Copy out the whole listing exactly as written, leaving the pictures behind.

[Begin]

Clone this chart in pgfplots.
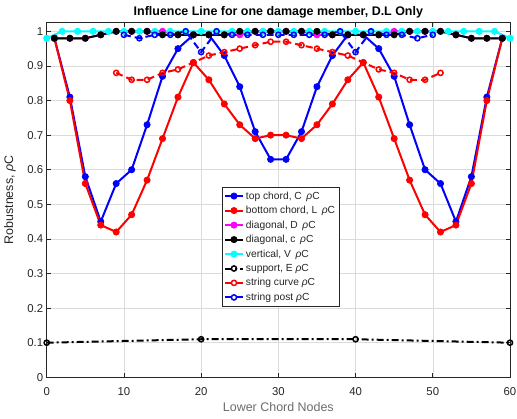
\documentclass[border=0pt]{standalone}
\usepackage{fontspec}
\setmainfont{Liberation Sans}
\usepackage{pgfplots}
\pgfplotsset{compat=1.18}
\definecolor{axgray}{rgb}{0.15,0.15,0.15}
\definecolor{gridgray}{rgb}{0.86,0.86,0.86}
\definecolor{lblgray}{rgb}{0.42,0.42,0.42}
\definecolor{mcyan}{rgb}{0,1,1}
\definecolor{mmag}{rgb}{1,0,1}
\begin{document}
\begin{tikzpicture}
\useasboundingbox (-46.7bp,-41.7bp) rectangle (470.3bp,377.3bp);
\begin{axis}[
  at={(0,0)}, anchor=south west,
  scale only axis, width=463.3bp, height=354.6bp,
  xmin=0, xmax=60, ymin=0, ymax=1.025,
  xtick={0,10,20,30,40,50,60},
  ytick={0,0.1,0.2,0.3,0.4,0.5,0.6,0.7,0.8,0.9,1},
  /pgf/number format/assume math mode=true,
  tick label style={font=\fontsize{11.4}{13}\selectfont, text=axgray},
  xticklabel style={anchor=base, yshift=-17.7bp},
  grid=major, major grid style={gridgray, line width=0.5bp},
  axis line style={axgray, line width=0.6bp},
  tick style={axgray, line width=0.6bp},
  tick align=inside, major tick length=4.5bp,
  clip=false,
  legend style={at={(0.3777,0.5358)}, anchor=north west, draw=axgray, fill=white,
    font=\fontsize{10.3}{11}\selectfont, text=axgray, inner sep=2bp, row sep=1.6bp,
    line width=0.6bp},
  legend cell align=left,
  legend image code/.code={\draw[mark repeat=2,mark phase=2,#1] plot coordinates {(0bp,0bp)(9bp,0bp)(18bp,0bp)};},
  every axis plot/.append style={line width=2bp},
]
% top chord, C
\addplot[blue, mark=*, mark size=3.1bp, mark options={solid, line width=0.8bp}] coordinates {
(1,0.98)(3,0.81)(5,0.58)(7,0.45)(9,0.56)(11,0.60)(13,0.73)(15,0.87)(17,0.95)(19,0.99)
(21,0.99)(23,0.93)(25,0.84)(27,0.71)(29,0.63)(31,0.63)(33,0.71)(35,0.84)(37,0.93)(39,0.99)
(41,0.99)(43,0.95)(45,0.87)(47,0.73)(49,0.60)(51,0.56)(53,0.45)(55,0.58)(57,0.81)(59,0.98)};
\addlegendentry{top chord, C \,\textit{ρ}C}
% bottom chord, L
\addplot[red, mark=*, mark size=3.1bp, mark options={solid, line width=0.8bp}] coordinates {
(1,0.98)(3,0.80)(5,0.56)(7,0.44)(9,0.42)(11,0.47)(13,0.57)(15,0.69)(17,0.81)(19,0.91)
(21,0.86)(23,0.79)(25,0.73)(27,0.69)(29,0.70)(31,0.70)(33,0.69)(35,0.73)(37,0.79)(39,0.86)
(41,0.91)(43,0.81)(45,0.69)(47,0.57)(49,0.47)(51,0.42)(53,0.44)(55,0.56)(57,0.80)(59,0.98)};
\addlegendentry{bottom chord, L \,\textit{ρ}C}
% diagonal, D
\addplot[mmag, mark=*, mark size=3.1bp, mark options={solid, line width=0.8bp}] coordinates {
(1,0.98)(3,0.98)(5,0.98)(7,0.99)(9,1.0)(11,1.0)(13,1.0)(15,1.0)(17,0.99)(19,0.99)
(21,0.99)(23,0.99)(25,0.99)(27,1.0)(29,1.0)(31,1.0)(33,1.0)(35,0.99)(37,0.99)(39,0.99)
(41,0.99)(43,0.99)(45,1.0)(47,1.0)(49,1.0)(51,1.0)(53,0.99)(55,0.98)(57,0.98)(59,0.98)};
\addlegendentry{diagonal, D \,\textit{ρ}C}
% diagonal, c
\addplot[black, mark=*, mark size=3.1bp, mark options={solid, line width=0.8bp}] coordinates {
(1,0.98)(3,0.98)(5,0.98)(7,0.99)(9,1.0)(11,1.0)(13,1.0)(15,0.99)(17,0.99)(19,0.99)
(21,0.99)(23,0.99)(25,1.0)(27,1.0)(29,1.0)(31,1.0)(33,1.0)(35,1.0)(37,0.99)(39,0.99)
(41,0.99)(43,0.99)(45,0.99)(47,1.0)(49,1.0)(51,1.0)(53,0.99)(55,0.98)(57,0.98)(59,0.98)};
\addlegendentry{diagonal, c \,\textit{ρ}C}
% vertical, V
\addplot[mcyan, mark=*, mark size=3.1bp, mark options={solid, line width=0.8bp}] coordinates {
(0,0.98)(2,1.0)(4,1.0)(6,1.0)(8,1.0)(10,1.0)(12,1.0)(14,1.0)(16,1.0)(18,1.0)(20,1.0)
(22,1.0)(24,1.0)(26,1.0)(28,1.0)(30,1.0)(32,1.0)(34,1.0)(36,1.0)(38,1.0)(40,1.0)
(42,1.0)(44,1.0)(46,1.0)(48,1.0)(50,1.0)(52,1.0)(54,1.0)(56,1.0)(58,1.0)(60,0.98)};
\addlegendentry{vertical, V \,\textit{ρ}C}
% support, E
\addplot[black, dash pattern=on 7bp off 3bp on 2bp off 3bp, mark=o, mark size=2.6bp, mark options={solid, line width=1.5bp}] coordinates {
(0,0.10)(20,0.11)(40,0.11)(60,0.10)};
\addlegendentry{support, E \textit{ρ}C}
% string curve
\addplot[red, dash pattern=on 7bp off 4bp, mark=o, mark size=2.6bp, mark options={solid, line width=1.5bp}] coordinates {
(9,0.88)(11,0.86)(13,0.86)(15,0.88)(17,0.89)(19,0.91)(21,0.93)(23,0.94)(25,0.95)(27,0.96)
(29,0.97)(31,0.97)(33,0.96)(35,0.95)(37,0.94)(39,0.93)(41,0.91)(43,0.89)(45,0.88)(47,0.86)
(49,0.86)(51,0.88)};
\addlegendentry{string curve \textit{ρ}C}
% string post
\addplot[blue, dash pattern=on 7bp off 4bp, mark=o, mark size=2.6bp, mark options={solid, line width=1.5bp}] coordinates {
(10,0.99)(12,0.98)(14,0.99)(16,0.99)(18,1.0)(20,0.94)(22,1.0)(24,0.99)(26,0.99)(28,0.99)
(30,0.99)(32,0.99)(34,0.99)(36,0.99)(38,1.0)(40,0.94)(42,1.0)(44,0.99)(46,0.99)(48,0.98)
(50,0.99)};
\addlegendentry{string post \textit{ρ}C}
\end{axis}
\node[anchor=base, font=\bfseries\fontsize{12.5}{14}\selectfont] at (231.65bp,361.3bp) {Influence Line for one damage member, D.L Only};
\node[anchor=base, font=\fontsize{12.5}{14}\selectfont, text=lblgray] at (231.65bp,-34bp) {Lower Chord Nodes};
\node[anchor=base, rotate=90, font=\fontsize{12.5}{14}\selectfont, text=axgray] at (-33.5bp,177.3bp) {Robustness, \textit{ρ}C};
\end{tikzpicture}
\end{document}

[End]

> **Right answer**:
Clone this chart in pgfplots.
\documentclass[border=0pt]{standalone}
\usepackage{fontspec}
\setmainfont{Liberation Sans}
\usepackage{pgfplots}
\pgfplotsset{compat=1.18}
\definecolor{axgray}{rgb}{0.15,0.15,0.15}
\definecolor{gridgray}{rgb}{0.86,0.86,0.86}
\definecolor{lblgray}{rgb}{0.42,0.42,0.42}
\definecolor{mcyan}{rgb}{0,1,1}
\definecolor{mmag}{rgb}{1,0,1}
\begin{document}
\begin{tikzpicture}
\useasboundingbox (-46.7bp,-41.7bp) rectangle (470.3bp,377.3bp);
\begin{axis}[
  at={(0,0)}, anchor=south west,
  scale only axis, width=463.3bp, height=354.6bp,
  xmin=0, xmax=60, ymin=0, ymax=1.025,
  xtick={0,10,20,30,40,50,60},
  ytick={0,0.1,0.2,0.3,0.4,0.5,0.6,0.7,0.8,0.9,1},
  /pgf/number format/assume math mode=true,
  tick label style={font=\fontsize{11.4}{13}\selectfont, text=axgray},
  xticklabel style={anchor=base, yshift=-17.7bp},
  grid=major, major grid style={gridgray, line width=0.5bp},
  axis line style={axgray, line width=0.6bp},
  tick style={axgray, line width=0.6bp},
  tick align=inside, major tick length=4.5bp,
  clip=false,
  legend style={at={(0.3777,0.5358)}, anchor=north west, draw=axgray, fill=white,
    font=\fontsize{10.3}{11}\selectfont, text=axgray, inner sep=2bp, row sep=1.6bp,
    line width=0.6bp},
  legend cell align=left,
  legend image code/.code={\draw[mark repeat=2,mark phase=2,#1] plot coordinates {(0bp,0bp)(9bp,0bp)(18bp,0bp)};},
  every axis plot/.append style={line width=2bp},
]
% top chord, C
\addplot[blue, mark=*, mark size=3.1bp, mark options={solid, line width=0.8bp}] coordinates {
(1,0.98)(3,0.81)(5,0.58)(7,0.45)(9,0.56)(11,0.60)(13,0.73)(15,0.87)(17,0.95)(19,0.99)
(21,0.99)(23,0.93)(25,0.84)(27,0.71)(29,0.63)(31,0.63)(33,0.71)(35,0.84)(37,0.93)(39,0.99)
(41,0.99)(43,0.95)(45,0.87)(47,0.73)(49,0.60)(51,0.56)(53,0.45)(55,0.58)(57,0.81)(59,0.98)};
\addlegendentry{top chord, C \,\textit{ρ}C}
% bottom chord, L
\addplot[red, mark=*, mark size=3.1bp, mark options={solid, line width=0.8bp}] coordinates {
(1,0.98)(3,0.80)(5,0.56)(7,0.44)(9,0.42)(11,0.47)(13,0.57)(15,0.69)(17,0.81)(19,0.91)
(21,0.86)(23,0.79)(25,0.73)(27,0.69)(29,0.70)(31,0.70)(33,0.69)(35,0.73)(37,0.79)(39,0.86)
(41,0.91)(43,0.81)(45,0.69)(47,0.57)(49,0.47)(51,0.42)(53,0.44)(55,0.56)(57,0.80)(59,0.98)};
\addlegendentry{bottom chord, L \,\textit{ρ}C}
% diagonal, D
\addplot[mmag, mark=*, mark size=3.1bp, mark options={solid, line width=0.8bp}] coordinates {
(1,0.98)(3,0.98)(5,0.98)(7,0.99)(9,1.0)(11,1.0)(13,1.0)(15,1.0)(17,0.99)(19,0.99)
(21,0.99)(23,0.99)(25,0.99)(27,1.0)(29,1.0)(31,1.0)(33,1.0)(35,0.99)(37,0.99)(39,0.99)
(41,0.99)(43,0.99)(45,1.0)(47,1.0)(49,1.0)(51,1.0)(53,0.99)(55,0.98)(57,0.98)(59,0.98)};
\addlegendentry{diagonal, D \,\textit{ρ}C}
% diagonal, c
\addplot[black, mark=*, mark size=3.1bp, mark options={solid, line width=0.8bp}] coordinates {
(1,0.98)(3,0.98)(5,0.98)(7,0.99)(9,1.0)(11,1.0)(13,1.0)(15,0.99)(17,0.99)(19,0.99)
(21,0.99)(23,0.99)(25,1.0)(27,1.0)(29,1.0)(31,1.0)(33,1.0)(35,1.0)(37,0.99)(39,0.99)
(41,0.99)(43,0.99)(45,0.99)(47,1.0)(49,1.0)(51,1.0)(53,0.99)(55,0.98)(57,0.98)(59,0.98)};
\addlegendentry{diagonal, c \,\textit{ρ}C}
% vertical, V
\addplot[mcyan, mark=*, mark size=3.1bp, mark options={solid, line width=0.8bp}] coordinates {
(0,0.98)(2,1.0)(4,1.0)(6,1.0)(8,1.0)(10,1.0)(12,1.0)(14,1.0)(16,1.0)(18,1.0)(20,1.0)
(22,1.0)(24,1.0)(26,1.0)(28,1.0)(30,1.0)(32,1.0)(34,1.0)(36,1.0)(38,1.0)(40,1.0)
(42,1.0)(44,1.0)(46,1.0)(48,1.0)(50,1.0)(52,1.0)(54,1.0)(56,1.0)(58,1.0)(60,0.98)};
\addlegendentry{vertical, V \,\textit{ρ}C}
% support, E
\addplot[black, dash pattern=on 7bp off 3bp on 2bp off 3bp, mark=o, mark size=2.6bp, mark options={solid, line width=1.5bp}] coordinates {
(0,0.10)(20,0.11)(40,0.11)(60,0.10)};
\addlegendentry{support, E \textit{ρ}C}
% string curve
\addplot[red, dash pattern=on 7bp off 4bp, mark=o, mark size=2.6bp, mark options={solid, line width=1.5bp}] coordinates {
(9,0.88)(11,0.86)(13,0.86)(15,0.88)(17,0.89)(19,0.91)(21,0.93)(23,0.94)(25,0.95)(27,0.96)
(29,0.97)(31,0.97)(33,0.96)(35,0.95)(37,0.94)(39,0.93)(41,0.91)(43,0.89)(45,0.88)(47,0.86)
(49,0.86)(51,0.88)};
\addlegendentry{string curve \textit{ρ}C}
% string post
\addplot[blue, dash pattern=on 7bp off 4bp, mark=o, mark size=2.6bp, mark options={solid, line width=1.5bp}] coordinates {
(10,0.99)(12,0.98)(14,0.99)(16,0.99)(18,1.0)(20,0.94)(22,1.0)(24,0.99)(26,0.99)(28,0.99)
(30,0.99)(32,0.99)(34,0.99)(36,0.99)(38,1.0)(40,0.94)(42,1.0)(44,0.99)(46,0.99)(48,0.98)
(50,0.99)};
\addlegendentry{string post \textit{ρ}C}
\end{axis}
\node[anchor=base, font=\bfseries\fontsize{12.5}{14}\selectfont] at (231.65bp,361.3bp) {Influence Line for one damage member, D.L Only};
\node[anchor=base, font=\fontsize{12.5}{14}\selectfont, text=lblgray] at (231.65bp,-34bp) {Lower Chord Nodes};
\node[anchor=base, rotate=90, font=\fontsize{12.5}{14}\selectfont, text=axgray] at (-33.5bp,177.3bp) {Robustness, \textit{ρ}C};
\end{tikzpicture}
\end{document}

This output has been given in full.